La loi électorale est complexe; elle ne porte pas, uniquement, sur le découpage des circonscriptions, mais sur tout le mécanisme des élections qu’il importe de rénover, à commencer par la mécanisation du scrutin, l’assainissement des listes d’électeurs, le dépouillement des bulletins de vote, tout en mettant la consultation populaire à l’abri de l’argent et de l’Autorité à la fois. Enfin, les médias doivent accorder la même marge à tous les candidats pour leur permettre d’exposer leurs programmes.

Mais le président Rafic Hariri dispose de la puissance de l’argent!
Rafic Hariri est connu pour ses prestations au double plan pédagogique et social depuis les années soixante-dix, soit vingt ans avant d’avoir posé sa candidature aux élections à Beyrouth. Il a accordé 32.000 bourses ayant permis à des étudiants libanais de poursuivre leurs études universitaires et leur spécialisation. De plus, des dizaines de milliers de nécessiteux et de malades ont bénéficié de l’aide de la fondation Hariri.
Si cela était un crime, les gens de bien devraient renoncer à secourir leurs concitoyens dans le besoin. Je n’établis donc pas de rapport entre les bourses ou l’assistance sociale et les élections, l’action de M. Hariri dans ce domaine remontant à plusieurs années.

M. Walid Joumblatt critique, en permanence, la non-application de l’accord de Taëf. De quoi se plaint-il au juste et quelles clauses dudit accord ne sont-elles pas appliquées?
Le mal réside dans la faiblesse du gouvernement et la non-représentativité politique de la plupart de ses membres. Dans ce cas, l’équilibre est rompu.

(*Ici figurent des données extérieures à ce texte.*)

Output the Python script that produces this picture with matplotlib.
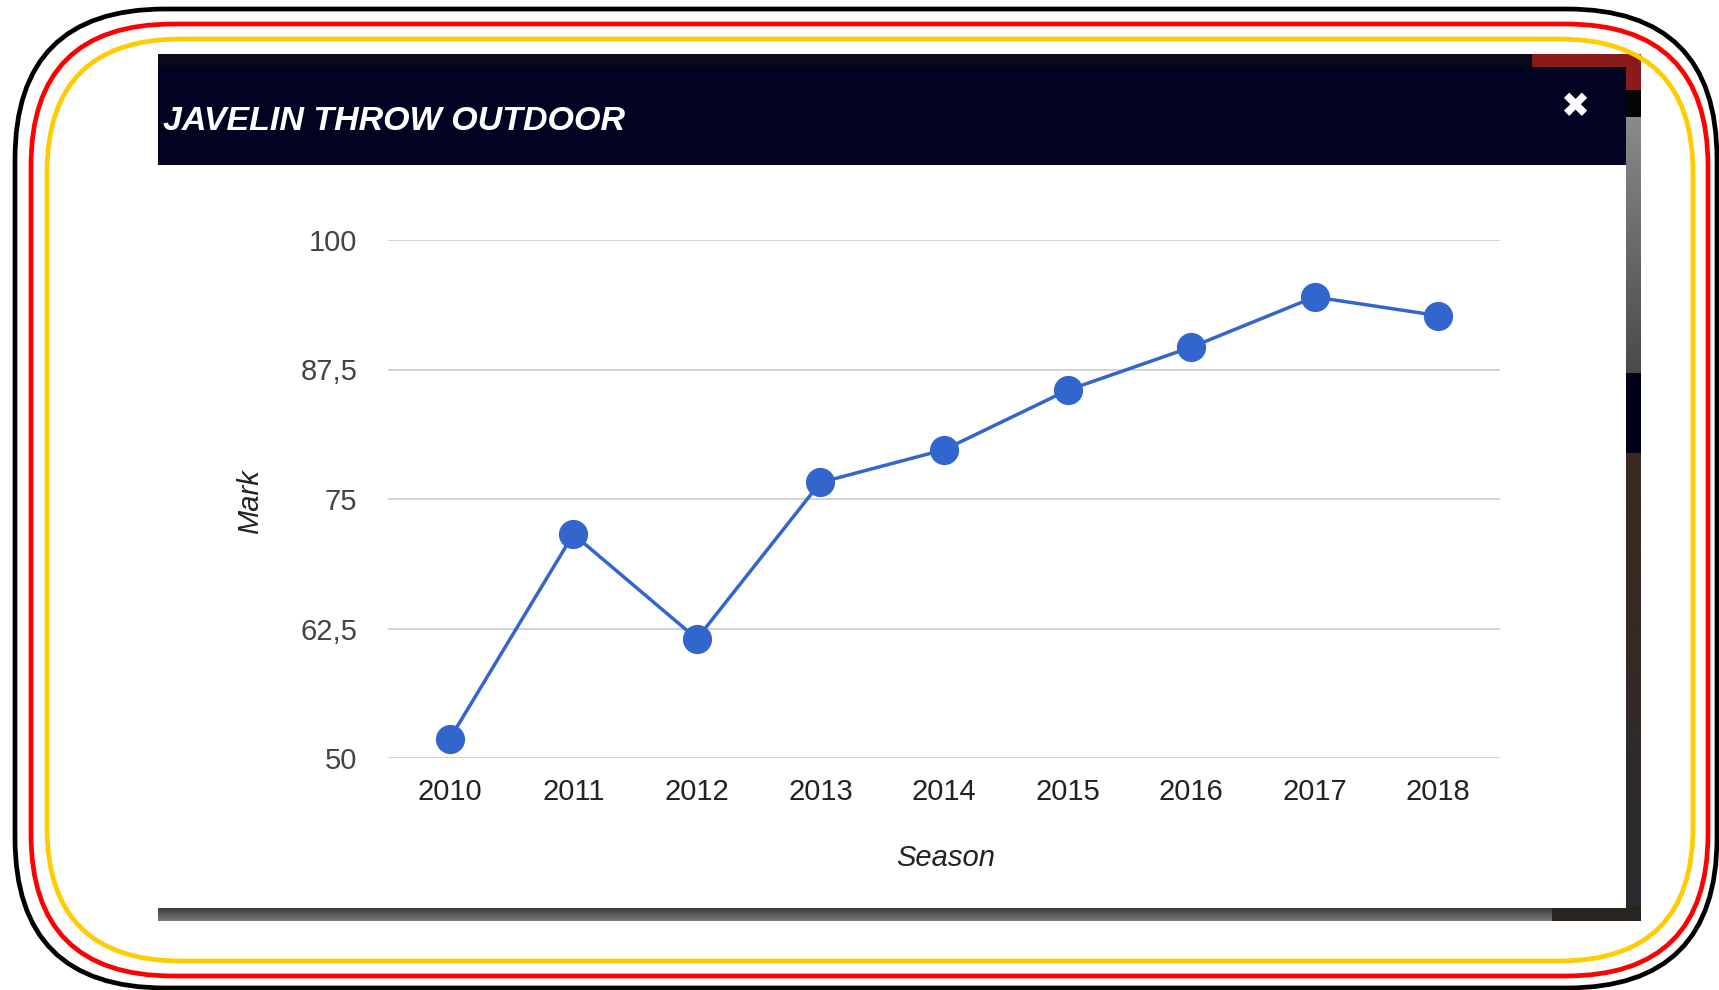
import numpy as np
import matplotlib
matplotlib.use("Agg")
import matplotlib.pyplot as plt
from matplotlib.patches import FancyBboxPatch, Rectangle
from matplotlib import font_manager

# ---------------- data ----------------
seasons = [2010, 2011, 2012, 2013, 2014, 2015, 2016, 2017, 2018]
marks = [51.85, 71.6, 61.5, 76.6, 79.75, 85.5, 89.65, 94.5, 92.7]
y_ticks = [50, 62.5, 75, 87.5, 100]
y_tick_labels = ["50", "62,5", "75", "87,5", "100"]
title_text = "JAVELIN THROW OUTDOOR"
x_title = "Season"
y_title = "Mark"

W, H = 1719, 990
fig = plt.figure(figsize=(W / 100, H / 100), dpi=100)
fig.patch.set_facecolor("white")

def has_font(name):
    try:
        font_manager.findfont(name, fallback_to_default=False)
        return True
    except Exception:
        return False

body_font = "Liberation Sans" if has_font("Liberation Sans") else "DejaVu Sans"
narrow = has_font("Liberation Sans Narrow")
title_font = "Liberation Sans Narrow" if narrow else body_font
title_size = 28 if narrow else 24.5

# ---------------- decoration layer (pixel coordinates) ----------------
bg = fig.add_axes([0, 0, 1, 1], zorder=0)
bg.set_xlim(0, W)
bg.set_ylim(H, 0)
bg.axis("off")

def rrect(x0, y0, x1, y1, r, color, lw):
    p = FancyBboxPatch((x0 + r, y0 + r), (x1 - x0) - 2 * r, (y1 - y0) - 2 * r,
                       boxstyle=f"round,pad={r}", fc="none", ec=color, lw=lw)
    bg.add_patch(p)

def rect(x0, y0, x1, y1, color, z=1):
    bg.add_patch(Rectangle((x0, y0), x1 - x0, y1 - y0, fc=color, ec="none", zorder=z))

def vgrad(x0, y0, x1, y1, c_top, c_bot, z=1):
    c_top = np.array(matplotlib.colors.to_rgb(c_top))
    c_bot = np.array(matplotlib.colors.to_rgb(c_bot))
    t = np.linspace(0, 1, 64)[:, None]
    img = (c_top * (1 - t) + c_bot * t)[:, None, :]
    bg.imshow(img, extent=(x0, x1, y1, y0), aspect="auto", zorder=z, interpolation="bilinear")

# page pieces behind the dialog
rect(158, 54, 1641, 67, "#0a0a1c")
rect(1532, 54, 1641, 90, "#8a1a1c")
rect(1626, 90, 1641, 117, "#050508")
vgrad(1626, 117, 1641, 373, "#8a8a8a", "#4a4a4a")
rect(1626, 373, 1641, 453, "#00001a")
vgrad(1626, 453, 1641, 921, "#3a2a1e", "#2a2a30")
vgrad(158, 908, 1641, 921, "#3c3c3c", "#7a7a7a")
rect(1552, 906, 1641, 921, "#2a2420")

# dialog
rect(158, 67, 1626, 165, "#020222", z=2)
rect(158, 165, 1626, 908, "#ffffff", z=2)
bg.set_xlim(0, W)
bg.set_ylim(H, 0)

# frames
rrect(15, 9, 1717, 988, 150, "black", 3.4)
rrect(31, 24, 1708, 976, 142, "#ff0000", 3.4)
rrect(47, 39, 1693, 961, 134, "#ffcc00", 3.4)

# header texts
fig.text(163 / W, 1 - 130 / H, title_text, color="white", fontsize=title_size,
         fontweight="bold", fontstyle="italic", family=title_font,
         va="baseline", ha="left", zorder=5)
fig.text(1575 / W, 1 - 107 / H, "\u2716", color="white", fontsize=25,
         family="DejaVu Sans", ha="center", va="center", zorder=5)

# ---------------- chart ----------------
ax = fig.add_axes([388 / W, 1 - 758 / H, (1500 - 388) / W, (758 - 240) / H], zorder=3)
ax.patch.set_alpha(0)
ax.plot(seasons, marks, color="#3366cc", lw=2.5, marker="o", markersize=20,
        markerfacecolor="#3366cc", markeredgecolor="#3366cc", zorder=3, clip_on=False)
ax.set_xlim(2009.5, 2018.5)
ax.set_ylim(50, 100)
ax.set_yticks(y_ticks)
ax.set_yticklabels(y_tick_labels)
ax.set_xticks(seasons)
ax.set_xticklabels([str(s) for s in seasons])
ax.grid(axis="y", color="#cccccc", lw=1.2)
ax.set_axisbelow(True)
for s in ax.spines.values():
    s.set_visible(False)
ax.tick_params(axis="y", length=0, pad=22, labelsize=21, labelcolor="#444444")
ax.tick_params(axis="x", length=0, pad=14.5, labelsize=21, labelcolor="#222222")
for lab in ax.get_xticklabels() + ax.get_yticklabels():
    lab.set_family(body_font)

fig.text(946 / W, 1 - 858 / H, x_title, fontsize=21, fontstyle="italic",
         family=body_font, color="#222222", ha="center", va="center", zorder=5)
fig.text(250 / W, 1 - 502 / H, y_title, fontsize=21, fontstyle="italic",
         family=body_font, color="#222222", ha="center", va="center",
         rotation=90, zorder=5)

fig.savefig("out.png", dpi=100, facecolor="white")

Faut-il donc changer de Cabinet?
En fait, il est demandé de rétablir l’équilibre dans les relations entre les Pouvoirs. Il est naturel que le gouvernement n’approuve pas les idées de l’opposition, alors que cette dernière s’emploie à le discréditer. Ceci entre dans le jeu démocratique.

Croyez-vous que le “Cabinet des 16” sera maintenu jusqu’aux élections législatives?
Je l’ignore, mais je crains que la situation empire, si ce gouvernement est maintenu jusqu’aux élections de l’an 2000.